## WRITTEN INSTRUCTION
The records below hold pictures; please leave those out and retype the rest exactly.
○ ○ ○ ○ ○ ○ ○
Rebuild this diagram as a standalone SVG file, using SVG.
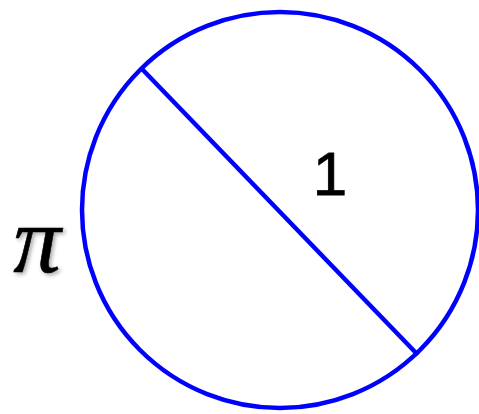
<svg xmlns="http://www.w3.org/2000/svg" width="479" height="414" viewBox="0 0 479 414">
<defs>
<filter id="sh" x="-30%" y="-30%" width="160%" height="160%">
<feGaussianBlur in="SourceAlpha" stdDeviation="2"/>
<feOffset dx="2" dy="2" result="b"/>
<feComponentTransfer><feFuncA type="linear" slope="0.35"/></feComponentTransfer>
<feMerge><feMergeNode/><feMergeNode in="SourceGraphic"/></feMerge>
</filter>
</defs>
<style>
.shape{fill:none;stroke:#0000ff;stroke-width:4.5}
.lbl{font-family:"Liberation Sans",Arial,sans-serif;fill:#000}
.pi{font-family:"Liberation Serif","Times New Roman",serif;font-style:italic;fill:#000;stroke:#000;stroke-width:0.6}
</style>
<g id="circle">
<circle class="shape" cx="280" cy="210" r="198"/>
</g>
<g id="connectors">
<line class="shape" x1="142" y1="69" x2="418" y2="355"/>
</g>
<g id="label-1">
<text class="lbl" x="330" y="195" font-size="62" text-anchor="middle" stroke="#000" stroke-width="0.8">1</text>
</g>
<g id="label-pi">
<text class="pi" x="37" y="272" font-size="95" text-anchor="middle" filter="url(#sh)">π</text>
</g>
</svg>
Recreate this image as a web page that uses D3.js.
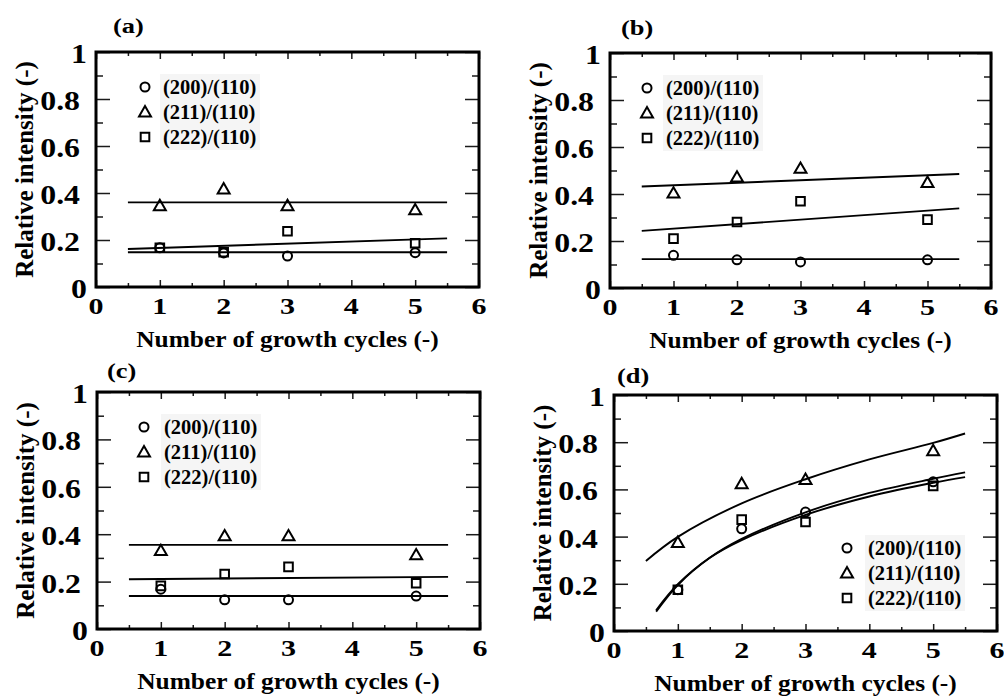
○ ○ ○ ○ ○ ○ ○
## SOLUTION TO THE EXERCISE
Rebuild this diagram as a standalone SVG file, using SVG.
<svg xmlns="http://www.w3.org/2000/svg" width="479" height="414" viewBox="0 0 479 414">
<defs>
<filter id="sh" x="-30%" y="-30%" width="160%" height="160%">
<feGaussianBlur in="SourceAlpha" stdDeviation="2"/>
<feOffset dx="2" dy="2" result="b"/>
<feComponentTransfer><feFuncA type="linear" slope="0.35"/></feComponentTransfer>
<feMerge><feMergeNode/><feMergeNode in="SourceGraphic"/></feMerge>
</filter>
</defs>
<style>
.shape{fill:none;stroke:#0000ff;stroke-width:4.5}
.lbl{font-family:"Liberation Sans",Arial,sans-serif;fill:#000}
.pi{font-family:"Liberation Serif","Times New Roman",serif;font-style:italic;fill:#000;stroke:#000;stroke-width:0.6}
</style>
<g id="circle">
<circle class="shape" cx="280" cy="210" r="198"/>
</g>
<g id="connectors">
<line class="shape" x1="142" y1="69" x2="418" y2="355"/>
</g>
<g id="label-1">
<text class="lbl" x="330" y="195" font-size="62" text-anchor="middle" stroke="#000" stroke-width="0.8">1</text>
</g>
<g id="label-pi">
<text class="pi" x="37" y="272" font-size="95" text-anchor="middle" filter="url(#sh)">π</text>
</g>
</svg>
Recreate this image as a web page that uses D3.js.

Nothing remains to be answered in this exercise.